▶ SET EXERCISE
Give back exactly the lines from the beginning of the listing below to the line holding "minimum width=258pt, minimum", both ends included; the pictures stay out.

▶ PROVIDED MATERIAL
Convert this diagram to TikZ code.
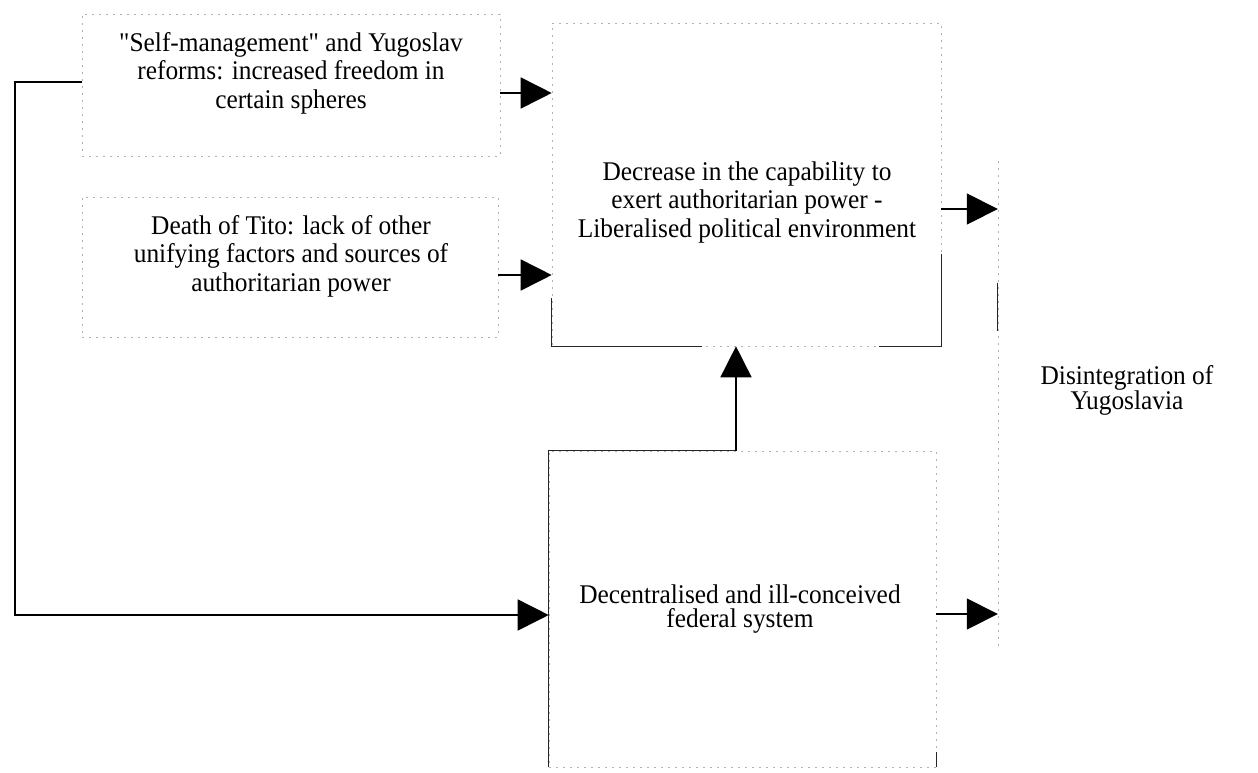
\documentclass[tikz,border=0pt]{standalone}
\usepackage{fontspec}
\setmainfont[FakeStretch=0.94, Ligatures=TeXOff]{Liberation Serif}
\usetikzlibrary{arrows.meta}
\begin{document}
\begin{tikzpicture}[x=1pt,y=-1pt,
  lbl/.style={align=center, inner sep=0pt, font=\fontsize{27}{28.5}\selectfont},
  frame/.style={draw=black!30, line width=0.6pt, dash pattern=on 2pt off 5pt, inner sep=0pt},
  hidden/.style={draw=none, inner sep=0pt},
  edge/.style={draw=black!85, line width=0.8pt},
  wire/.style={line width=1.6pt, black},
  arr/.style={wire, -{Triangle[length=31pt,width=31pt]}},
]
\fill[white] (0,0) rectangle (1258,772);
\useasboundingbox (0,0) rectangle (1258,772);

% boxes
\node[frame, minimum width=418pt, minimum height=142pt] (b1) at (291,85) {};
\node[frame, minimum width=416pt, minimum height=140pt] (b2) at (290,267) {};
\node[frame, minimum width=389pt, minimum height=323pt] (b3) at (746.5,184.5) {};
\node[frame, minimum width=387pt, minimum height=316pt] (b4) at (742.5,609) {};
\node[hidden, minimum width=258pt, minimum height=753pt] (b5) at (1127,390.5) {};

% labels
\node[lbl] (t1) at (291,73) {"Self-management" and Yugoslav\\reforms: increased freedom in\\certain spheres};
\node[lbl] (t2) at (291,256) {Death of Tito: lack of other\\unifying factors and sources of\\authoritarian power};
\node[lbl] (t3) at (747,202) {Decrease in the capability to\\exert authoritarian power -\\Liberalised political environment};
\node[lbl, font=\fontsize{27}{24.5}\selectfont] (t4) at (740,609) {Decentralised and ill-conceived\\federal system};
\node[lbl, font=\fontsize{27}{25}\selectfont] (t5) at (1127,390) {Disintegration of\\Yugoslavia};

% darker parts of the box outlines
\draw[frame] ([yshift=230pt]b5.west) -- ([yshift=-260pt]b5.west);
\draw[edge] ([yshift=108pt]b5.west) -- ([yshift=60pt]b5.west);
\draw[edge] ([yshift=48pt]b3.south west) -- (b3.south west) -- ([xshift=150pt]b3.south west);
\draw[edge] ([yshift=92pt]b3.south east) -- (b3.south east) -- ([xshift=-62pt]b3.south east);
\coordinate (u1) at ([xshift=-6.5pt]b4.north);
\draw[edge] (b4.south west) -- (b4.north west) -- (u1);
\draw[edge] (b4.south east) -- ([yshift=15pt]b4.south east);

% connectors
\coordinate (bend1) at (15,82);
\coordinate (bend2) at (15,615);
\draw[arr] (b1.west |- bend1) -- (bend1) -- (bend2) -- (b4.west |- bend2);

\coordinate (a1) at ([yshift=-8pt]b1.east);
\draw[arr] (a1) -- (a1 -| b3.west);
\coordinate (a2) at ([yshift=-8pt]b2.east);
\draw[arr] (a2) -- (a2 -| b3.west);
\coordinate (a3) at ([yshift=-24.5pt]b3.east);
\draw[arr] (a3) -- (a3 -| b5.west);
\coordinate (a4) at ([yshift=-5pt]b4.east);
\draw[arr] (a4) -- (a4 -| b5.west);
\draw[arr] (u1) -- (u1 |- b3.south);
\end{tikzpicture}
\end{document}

▶ RESPONSE
Convert this diagram to TikZ code.
\documentclass[tikz,border=0pt]{standalone}
\usepackage{fontspec}
\setmainfont[FakeStretch=0.94, Ligatures=TeXOff]{Liberation Serif}
\usetikzlibrary{arrows.meta}
\begin{document}
\begin{tikzpicture}[x=1pt,y=-1pt,
  lbl/.style={align=center, inner sep=0pt, font=\fontsize{27}{28.5}\selectfont},
  frame/.style={draw=black!30, line width=0.6pt, dash pattern=on 2pt off 5pt, inner sep=0pt},
  hidden/.style={draw=none, inner sep=0pt},
  edge/.style={draw=black!85, line width=0.8pt},
  wire/.style={line width=1.6pt, black},
  arr/.style={wire, -{Triangle[length=31pt,width=31pt]}},
]
\fill[white] (0,0) rectangle (1258,772);
\useasboundingbox (0,0) rectangle (1258,772);

% boxes
\node[frame, minimum width=418pt, minimum height=142pt] (b1) at (291,85) {};
\node[frame, minimum width=416pt, minimum height=140pt] (b2) at (290,267) {};
\node[frame, minimum width=389pt, minimum height=323pt] (b3) at (746.5,184.5) {};
\node[frame, minimum width=387pt, minimum height=316pt] (b4) at (742.5,609) {};
\node[hidden, minimum width=258pt, minimum height=753pt] (b5) at (1127,390.5) {};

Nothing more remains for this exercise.